| Goal |
The lines to return are those from the one containing "Output the web" down to the one containing "const categories = ['Allemands', 'Américains', 'Anglais']", inclusive; return them exactly and nothing else.

[Start of Supplied data]

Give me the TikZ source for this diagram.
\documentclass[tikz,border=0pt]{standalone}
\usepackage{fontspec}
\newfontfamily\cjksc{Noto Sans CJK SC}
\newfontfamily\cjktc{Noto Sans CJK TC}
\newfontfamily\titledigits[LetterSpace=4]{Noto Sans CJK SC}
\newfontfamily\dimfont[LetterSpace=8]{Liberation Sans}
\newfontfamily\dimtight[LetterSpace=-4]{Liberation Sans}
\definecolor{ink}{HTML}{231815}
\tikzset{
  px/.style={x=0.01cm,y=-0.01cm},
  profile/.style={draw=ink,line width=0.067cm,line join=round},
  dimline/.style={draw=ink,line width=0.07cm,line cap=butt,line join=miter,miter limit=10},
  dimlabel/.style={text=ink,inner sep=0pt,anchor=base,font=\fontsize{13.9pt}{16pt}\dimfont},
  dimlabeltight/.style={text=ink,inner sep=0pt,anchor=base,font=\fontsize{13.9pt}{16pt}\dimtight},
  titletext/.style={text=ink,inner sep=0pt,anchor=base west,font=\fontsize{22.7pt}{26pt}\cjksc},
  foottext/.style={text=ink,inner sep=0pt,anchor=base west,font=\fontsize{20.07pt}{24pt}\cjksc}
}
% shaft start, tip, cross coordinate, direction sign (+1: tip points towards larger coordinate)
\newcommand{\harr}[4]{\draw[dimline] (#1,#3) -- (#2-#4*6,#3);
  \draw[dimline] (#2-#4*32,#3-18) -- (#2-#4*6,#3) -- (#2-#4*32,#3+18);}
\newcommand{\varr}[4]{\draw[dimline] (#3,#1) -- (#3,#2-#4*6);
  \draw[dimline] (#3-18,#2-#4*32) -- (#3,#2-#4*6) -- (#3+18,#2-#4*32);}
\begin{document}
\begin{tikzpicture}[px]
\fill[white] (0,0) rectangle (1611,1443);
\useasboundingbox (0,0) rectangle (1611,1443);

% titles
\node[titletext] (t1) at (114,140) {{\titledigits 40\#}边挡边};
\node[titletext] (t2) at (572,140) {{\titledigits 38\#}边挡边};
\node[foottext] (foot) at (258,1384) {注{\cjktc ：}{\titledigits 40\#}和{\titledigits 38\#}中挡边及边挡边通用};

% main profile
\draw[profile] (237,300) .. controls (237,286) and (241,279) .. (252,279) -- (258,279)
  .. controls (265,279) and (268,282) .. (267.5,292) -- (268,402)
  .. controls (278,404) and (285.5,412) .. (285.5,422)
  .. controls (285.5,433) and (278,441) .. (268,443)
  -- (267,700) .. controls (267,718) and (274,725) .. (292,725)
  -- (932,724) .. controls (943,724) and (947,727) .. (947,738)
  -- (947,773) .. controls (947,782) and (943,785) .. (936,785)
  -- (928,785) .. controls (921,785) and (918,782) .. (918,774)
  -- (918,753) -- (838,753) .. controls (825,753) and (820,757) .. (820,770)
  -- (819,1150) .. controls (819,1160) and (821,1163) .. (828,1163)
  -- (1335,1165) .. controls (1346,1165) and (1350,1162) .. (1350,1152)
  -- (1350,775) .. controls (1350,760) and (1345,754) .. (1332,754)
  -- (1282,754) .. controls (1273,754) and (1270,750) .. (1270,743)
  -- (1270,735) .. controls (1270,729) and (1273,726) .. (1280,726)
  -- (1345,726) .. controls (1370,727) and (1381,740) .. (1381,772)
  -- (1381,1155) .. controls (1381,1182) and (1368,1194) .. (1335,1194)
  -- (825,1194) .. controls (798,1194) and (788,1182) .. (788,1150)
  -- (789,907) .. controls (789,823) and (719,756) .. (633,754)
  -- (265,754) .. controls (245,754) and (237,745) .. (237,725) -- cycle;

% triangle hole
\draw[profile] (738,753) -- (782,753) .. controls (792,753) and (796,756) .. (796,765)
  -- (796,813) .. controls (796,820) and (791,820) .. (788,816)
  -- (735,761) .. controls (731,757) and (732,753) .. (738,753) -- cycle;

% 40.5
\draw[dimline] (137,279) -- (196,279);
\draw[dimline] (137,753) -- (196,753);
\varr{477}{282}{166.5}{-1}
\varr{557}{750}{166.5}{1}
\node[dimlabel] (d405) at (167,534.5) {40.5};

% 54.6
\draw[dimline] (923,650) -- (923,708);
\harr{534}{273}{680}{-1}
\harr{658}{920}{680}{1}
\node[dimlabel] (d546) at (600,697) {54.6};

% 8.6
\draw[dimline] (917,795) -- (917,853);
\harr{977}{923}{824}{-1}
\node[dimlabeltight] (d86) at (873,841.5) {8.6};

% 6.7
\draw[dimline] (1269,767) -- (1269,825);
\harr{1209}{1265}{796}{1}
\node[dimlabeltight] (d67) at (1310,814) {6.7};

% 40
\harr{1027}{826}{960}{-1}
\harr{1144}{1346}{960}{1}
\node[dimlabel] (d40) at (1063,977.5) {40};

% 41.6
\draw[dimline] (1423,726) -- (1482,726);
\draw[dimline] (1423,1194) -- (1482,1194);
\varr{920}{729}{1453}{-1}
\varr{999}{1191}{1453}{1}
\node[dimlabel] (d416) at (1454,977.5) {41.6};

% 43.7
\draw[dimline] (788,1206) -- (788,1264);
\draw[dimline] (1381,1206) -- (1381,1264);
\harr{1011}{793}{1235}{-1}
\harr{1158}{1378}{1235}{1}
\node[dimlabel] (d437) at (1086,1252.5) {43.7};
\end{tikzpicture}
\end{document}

[End of Supplied data]
[Start of Supplied data]

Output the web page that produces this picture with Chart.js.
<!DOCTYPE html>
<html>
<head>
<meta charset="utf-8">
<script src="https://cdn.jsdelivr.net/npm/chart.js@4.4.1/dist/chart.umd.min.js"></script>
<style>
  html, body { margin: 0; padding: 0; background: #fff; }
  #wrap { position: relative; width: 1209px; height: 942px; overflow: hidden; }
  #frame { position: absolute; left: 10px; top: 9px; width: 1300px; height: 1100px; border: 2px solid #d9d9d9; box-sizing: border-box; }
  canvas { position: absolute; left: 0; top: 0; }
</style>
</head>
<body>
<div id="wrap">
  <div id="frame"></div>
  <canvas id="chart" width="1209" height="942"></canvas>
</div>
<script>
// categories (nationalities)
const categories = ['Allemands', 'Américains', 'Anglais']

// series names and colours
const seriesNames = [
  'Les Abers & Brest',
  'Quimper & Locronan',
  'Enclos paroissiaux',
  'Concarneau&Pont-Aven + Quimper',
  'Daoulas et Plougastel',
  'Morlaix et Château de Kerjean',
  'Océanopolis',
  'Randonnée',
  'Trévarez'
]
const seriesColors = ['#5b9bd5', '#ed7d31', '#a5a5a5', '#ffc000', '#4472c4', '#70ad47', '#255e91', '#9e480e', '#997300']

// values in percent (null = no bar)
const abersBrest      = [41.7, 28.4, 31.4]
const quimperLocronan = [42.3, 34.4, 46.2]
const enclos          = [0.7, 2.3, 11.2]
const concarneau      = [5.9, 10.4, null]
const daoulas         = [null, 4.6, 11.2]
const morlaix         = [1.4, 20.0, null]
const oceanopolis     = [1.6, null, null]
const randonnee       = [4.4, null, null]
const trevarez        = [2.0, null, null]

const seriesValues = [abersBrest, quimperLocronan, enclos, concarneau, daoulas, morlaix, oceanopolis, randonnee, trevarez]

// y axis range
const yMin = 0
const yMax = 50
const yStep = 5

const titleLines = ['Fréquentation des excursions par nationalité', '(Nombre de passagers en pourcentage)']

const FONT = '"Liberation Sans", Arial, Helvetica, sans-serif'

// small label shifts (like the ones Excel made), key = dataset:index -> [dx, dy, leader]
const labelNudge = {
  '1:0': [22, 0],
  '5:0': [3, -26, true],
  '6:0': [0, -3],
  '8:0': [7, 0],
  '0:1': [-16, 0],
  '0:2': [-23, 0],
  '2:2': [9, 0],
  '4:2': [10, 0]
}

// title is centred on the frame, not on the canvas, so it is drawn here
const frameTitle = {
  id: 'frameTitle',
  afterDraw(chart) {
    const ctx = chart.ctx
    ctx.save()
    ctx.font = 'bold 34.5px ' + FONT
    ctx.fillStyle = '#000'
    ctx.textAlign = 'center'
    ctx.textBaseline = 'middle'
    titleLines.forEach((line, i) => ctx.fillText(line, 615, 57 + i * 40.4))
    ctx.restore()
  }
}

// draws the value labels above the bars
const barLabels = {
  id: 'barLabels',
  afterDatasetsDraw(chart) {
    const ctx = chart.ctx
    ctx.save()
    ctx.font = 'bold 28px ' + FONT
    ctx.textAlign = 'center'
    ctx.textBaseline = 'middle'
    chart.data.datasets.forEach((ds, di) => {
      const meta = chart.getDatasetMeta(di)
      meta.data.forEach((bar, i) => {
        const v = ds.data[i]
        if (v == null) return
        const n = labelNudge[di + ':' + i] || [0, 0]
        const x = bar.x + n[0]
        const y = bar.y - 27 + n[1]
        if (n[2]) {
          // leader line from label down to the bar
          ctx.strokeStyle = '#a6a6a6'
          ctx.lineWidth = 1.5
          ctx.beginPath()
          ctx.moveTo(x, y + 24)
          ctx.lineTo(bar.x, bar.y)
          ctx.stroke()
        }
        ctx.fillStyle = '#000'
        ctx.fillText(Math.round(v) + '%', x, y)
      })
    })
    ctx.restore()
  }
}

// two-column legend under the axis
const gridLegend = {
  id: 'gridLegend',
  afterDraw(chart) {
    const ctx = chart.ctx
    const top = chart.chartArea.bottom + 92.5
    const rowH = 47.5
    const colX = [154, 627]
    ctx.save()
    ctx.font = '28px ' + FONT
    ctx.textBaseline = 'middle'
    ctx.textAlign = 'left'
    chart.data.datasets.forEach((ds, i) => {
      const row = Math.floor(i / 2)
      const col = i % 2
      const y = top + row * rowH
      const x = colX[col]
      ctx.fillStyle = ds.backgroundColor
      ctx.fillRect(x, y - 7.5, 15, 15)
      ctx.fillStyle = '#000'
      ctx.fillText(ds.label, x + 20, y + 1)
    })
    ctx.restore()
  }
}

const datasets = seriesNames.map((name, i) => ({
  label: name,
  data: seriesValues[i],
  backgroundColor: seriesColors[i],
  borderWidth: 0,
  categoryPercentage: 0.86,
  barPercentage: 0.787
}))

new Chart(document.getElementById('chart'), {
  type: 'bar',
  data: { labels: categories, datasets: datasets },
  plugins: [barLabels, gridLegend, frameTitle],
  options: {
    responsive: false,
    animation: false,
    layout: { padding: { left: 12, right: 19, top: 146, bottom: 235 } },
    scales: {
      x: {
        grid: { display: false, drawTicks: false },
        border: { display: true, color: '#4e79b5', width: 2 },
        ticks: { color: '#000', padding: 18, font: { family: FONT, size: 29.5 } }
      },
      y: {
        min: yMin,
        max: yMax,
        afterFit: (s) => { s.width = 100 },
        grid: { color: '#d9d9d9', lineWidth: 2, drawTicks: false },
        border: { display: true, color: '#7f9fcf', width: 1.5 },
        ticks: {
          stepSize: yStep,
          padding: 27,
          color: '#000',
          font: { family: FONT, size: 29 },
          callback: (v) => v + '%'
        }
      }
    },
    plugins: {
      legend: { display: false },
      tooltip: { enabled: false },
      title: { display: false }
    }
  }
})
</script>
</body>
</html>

[End of Supplied data]

| Result of the exercise |
Output the web page that produces this picture with Chart.js.
<!DOCTYPE html>
<html>
<head>
<meta charset="utf-8">
<script src="https://cdn.jsdelivr.net/npm/chart.js@4.4.1/dist/chart.umd.min.js"></script>
<style>
  html, body { margin: 0; padding: 0; background: #fff; }
  #wrap { position: relative; width: 1209px; height: 942px; overflow: hidden; }
  #frame { position: absolute; left: 10px; top: 9px; width: 1300px; height: 1100px; border: 2px solid #d9d9d9; box-sizing: border-box; }
  canvas { position: absolute; left: 0; top: 0; }
</style>
</head>
<body>
<div id="wrap">
  <div id="frame"></div>
  <canvas id="chart" width="1209" height="942"></canvas>
</div>
<script>
// categories (nationalities)
const categories = ['Allemands', 'Américains', 'Anglais']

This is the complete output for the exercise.